[TO DO]:
Retype word for word the first line of the listing and each line after it up to the line with "plt.rcParams['font.family'] = ['Inter', 'Noto", with the pictures taken out.

[MATERIAL PROVIDED]:
start

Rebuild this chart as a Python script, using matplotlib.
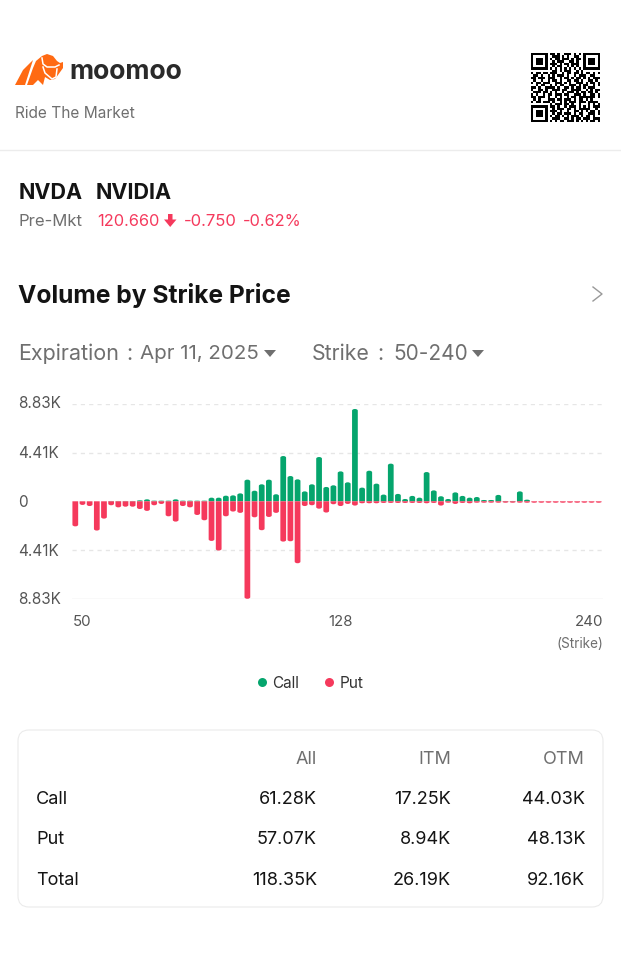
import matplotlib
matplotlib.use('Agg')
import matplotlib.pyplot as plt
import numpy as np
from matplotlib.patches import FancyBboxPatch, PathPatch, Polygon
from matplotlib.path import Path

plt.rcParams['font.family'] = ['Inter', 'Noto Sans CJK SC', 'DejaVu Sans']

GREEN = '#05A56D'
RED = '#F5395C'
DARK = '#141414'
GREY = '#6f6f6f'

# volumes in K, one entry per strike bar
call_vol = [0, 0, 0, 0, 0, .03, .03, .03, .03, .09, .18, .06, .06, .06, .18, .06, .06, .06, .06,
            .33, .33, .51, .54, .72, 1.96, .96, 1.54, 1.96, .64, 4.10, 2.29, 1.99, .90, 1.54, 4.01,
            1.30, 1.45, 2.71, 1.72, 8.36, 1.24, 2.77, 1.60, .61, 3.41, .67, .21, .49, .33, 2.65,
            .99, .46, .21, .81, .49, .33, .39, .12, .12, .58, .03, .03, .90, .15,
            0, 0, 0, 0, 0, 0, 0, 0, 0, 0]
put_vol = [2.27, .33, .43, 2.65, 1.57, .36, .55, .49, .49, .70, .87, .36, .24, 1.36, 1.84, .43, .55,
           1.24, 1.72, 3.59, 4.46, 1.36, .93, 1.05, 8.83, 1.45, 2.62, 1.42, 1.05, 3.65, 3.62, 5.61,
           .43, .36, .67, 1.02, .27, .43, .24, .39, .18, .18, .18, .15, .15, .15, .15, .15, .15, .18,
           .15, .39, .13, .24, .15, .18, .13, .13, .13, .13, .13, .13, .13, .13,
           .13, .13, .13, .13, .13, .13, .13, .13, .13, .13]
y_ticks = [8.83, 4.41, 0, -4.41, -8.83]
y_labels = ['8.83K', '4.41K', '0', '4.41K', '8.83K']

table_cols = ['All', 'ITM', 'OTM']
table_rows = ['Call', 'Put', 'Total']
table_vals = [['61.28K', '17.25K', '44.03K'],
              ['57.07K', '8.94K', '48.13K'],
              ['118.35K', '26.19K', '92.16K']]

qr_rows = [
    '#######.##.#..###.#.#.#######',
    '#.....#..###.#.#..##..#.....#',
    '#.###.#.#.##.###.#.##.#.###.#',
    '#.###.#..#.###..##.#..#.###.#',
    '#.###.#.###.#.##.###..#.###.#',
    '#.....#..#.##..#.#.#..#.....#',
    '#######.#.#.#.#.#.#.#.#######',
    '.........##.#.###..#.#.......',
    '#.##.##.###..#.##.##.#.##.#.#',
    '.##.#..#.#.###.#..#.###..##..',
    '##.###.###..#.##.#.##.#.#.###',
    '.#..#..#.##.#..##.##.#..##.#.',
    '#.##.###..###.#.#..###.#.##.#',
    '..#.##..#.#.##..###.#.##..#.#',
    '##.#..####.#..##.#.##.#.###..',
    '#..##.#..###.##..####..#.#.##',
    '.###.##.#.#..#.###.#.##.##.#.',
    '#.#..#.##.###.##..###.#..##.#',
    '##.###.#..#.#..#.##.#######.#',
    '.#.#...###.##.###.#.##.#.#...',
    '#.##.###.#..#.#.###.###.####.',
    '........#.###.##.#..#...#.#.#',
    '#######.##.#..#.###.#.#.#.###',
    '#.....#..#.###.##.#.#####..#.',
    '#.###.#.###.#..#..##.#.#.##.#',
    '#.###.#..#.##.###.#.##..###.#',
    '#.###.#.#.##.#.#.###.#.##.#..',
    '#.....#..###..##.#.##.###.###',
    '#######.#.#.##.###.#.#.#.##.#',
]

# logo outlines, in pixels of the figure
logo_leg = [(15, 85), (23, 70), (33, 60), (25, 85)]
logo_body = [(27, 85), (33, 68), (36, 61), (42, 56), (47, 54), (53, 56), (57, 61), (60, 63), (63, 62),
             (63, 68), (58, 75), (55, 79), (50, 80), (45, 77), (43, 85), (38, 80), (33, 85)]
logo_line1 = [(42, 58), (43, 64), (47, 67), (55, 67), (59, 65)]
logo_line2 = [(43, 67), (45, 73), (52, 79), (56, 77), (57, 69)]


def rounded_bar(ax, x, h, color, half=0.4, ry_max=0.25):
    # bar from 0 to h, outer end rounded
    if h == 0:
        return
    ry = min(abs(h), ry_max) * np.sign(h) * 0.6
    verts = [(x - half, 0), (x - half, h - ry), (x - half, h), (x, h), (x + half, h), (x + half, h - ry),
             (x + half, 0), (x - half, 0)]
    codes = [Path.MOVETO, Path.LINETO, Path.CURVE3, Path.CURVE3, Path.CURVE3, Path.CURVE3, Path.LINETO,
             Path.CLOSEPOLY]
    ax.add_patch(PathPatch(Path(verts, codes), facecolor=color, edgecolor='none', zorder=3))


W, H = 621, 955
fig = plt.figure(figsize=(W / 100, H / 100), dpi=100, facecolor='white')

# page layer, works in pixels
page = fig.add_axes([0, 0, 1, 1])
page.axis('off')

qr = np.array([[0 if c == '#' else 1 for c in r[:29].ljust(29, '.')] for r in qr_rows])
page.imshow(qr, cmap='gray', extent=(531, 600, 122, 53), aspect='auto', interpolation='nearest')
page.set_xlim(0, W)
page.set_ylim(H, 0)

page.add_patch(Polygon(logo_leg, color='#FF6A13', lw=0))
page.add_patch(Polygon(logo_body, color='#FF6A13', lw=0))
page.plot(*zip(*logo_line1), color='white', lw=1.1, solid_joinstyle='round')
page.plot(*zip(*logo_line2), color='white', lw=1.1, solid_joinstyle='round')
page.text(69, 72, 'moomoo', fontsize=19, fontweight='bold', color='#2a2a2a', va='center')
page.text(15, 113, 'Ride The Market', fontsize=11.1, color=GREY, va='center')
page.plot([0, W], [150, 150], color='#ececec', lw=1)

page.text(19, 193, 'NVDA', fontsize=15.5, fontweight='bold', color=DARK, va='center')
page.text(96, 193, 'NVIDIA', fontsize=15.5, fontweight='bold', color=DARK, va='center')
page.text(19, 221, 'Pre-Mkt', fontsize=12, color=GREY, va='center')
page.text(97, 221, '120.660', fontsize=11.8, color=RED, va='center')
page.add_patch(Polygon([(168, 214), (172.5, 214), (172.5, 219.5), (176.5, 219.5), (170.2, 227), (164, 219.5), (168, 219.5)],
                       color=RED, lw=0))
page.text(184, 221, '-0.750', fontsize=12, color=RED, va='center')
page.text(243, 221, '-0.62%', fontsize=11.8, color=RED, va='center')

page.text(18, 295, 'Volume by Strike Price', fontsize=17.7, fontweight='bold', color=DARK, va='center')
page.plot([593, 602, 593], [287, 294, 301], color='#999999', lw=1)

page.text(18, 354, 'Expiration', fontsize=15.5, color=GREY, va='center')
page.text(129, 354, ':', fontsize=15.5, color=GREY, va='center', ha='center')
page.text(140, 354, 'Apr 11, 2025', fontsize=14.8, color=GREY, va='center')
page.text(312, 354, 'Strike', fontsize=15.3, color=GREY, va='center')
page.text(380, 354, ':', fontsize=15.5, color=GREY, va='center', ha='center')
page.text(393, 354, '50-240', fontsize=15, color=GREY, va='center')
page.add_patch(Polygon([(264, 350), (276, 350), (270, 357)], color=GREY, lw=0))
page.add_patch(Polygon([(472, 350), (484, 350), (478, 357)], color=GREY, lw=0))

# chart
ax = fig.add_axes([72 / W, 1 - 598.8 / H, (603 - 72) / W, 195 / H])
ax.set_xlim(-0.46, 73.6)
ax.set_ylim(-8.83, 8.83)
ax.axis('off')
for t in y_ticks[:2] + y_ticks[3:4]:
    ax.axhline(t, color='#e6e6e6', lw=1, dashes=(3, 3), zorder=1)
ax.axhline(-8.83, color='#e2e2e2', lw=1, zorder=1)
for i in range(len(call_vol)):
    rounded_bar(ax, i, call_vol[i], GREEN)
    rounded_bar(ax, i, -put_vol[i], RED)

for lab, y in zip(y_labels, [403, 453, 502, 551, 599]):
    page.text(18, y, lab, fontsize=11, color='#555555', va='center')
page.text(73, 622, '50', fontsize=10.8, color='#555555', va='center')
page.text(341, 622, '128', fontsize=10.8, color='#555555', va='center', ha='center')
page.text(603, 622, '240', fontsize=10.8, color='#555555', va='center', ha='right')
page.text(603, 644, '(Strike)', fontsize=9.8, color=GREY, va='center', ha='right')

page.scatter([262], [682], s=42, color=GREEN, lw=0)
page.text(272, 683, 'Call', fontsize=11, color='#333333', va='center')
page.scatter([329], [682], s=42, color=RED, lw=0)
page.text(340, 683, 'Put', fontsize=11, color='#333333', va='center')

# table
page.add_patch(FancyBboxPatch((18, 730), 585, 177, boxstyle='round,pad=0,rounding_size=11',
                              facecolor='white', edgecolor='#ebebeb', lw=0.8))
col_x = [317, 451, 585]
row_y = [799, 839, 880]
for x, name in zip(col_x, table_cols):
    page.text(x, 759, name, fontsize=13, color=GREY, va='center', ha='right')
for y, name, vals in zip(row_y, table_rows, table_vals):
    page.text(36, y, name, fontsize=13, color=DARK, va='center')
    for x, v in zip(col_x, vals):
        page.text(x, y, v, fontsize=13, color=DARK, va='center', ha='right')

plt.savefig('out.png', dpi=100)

end

[OUTPUT OF THE TASK]:
Rebuild this chart as a Python script, using matplotlib.
import matplotlib
matplotlib.use('Agg')
import matplotlib.pyplot as plt
import numpy as np
from matplotlib.patches import FancyBboxPatch, PathPatch, Polygon
from matplotlib.path import Path

plt.rcParams['font.family'] = ['Inter', 'Noto Sans CJK SC', 'DejaVu Sans']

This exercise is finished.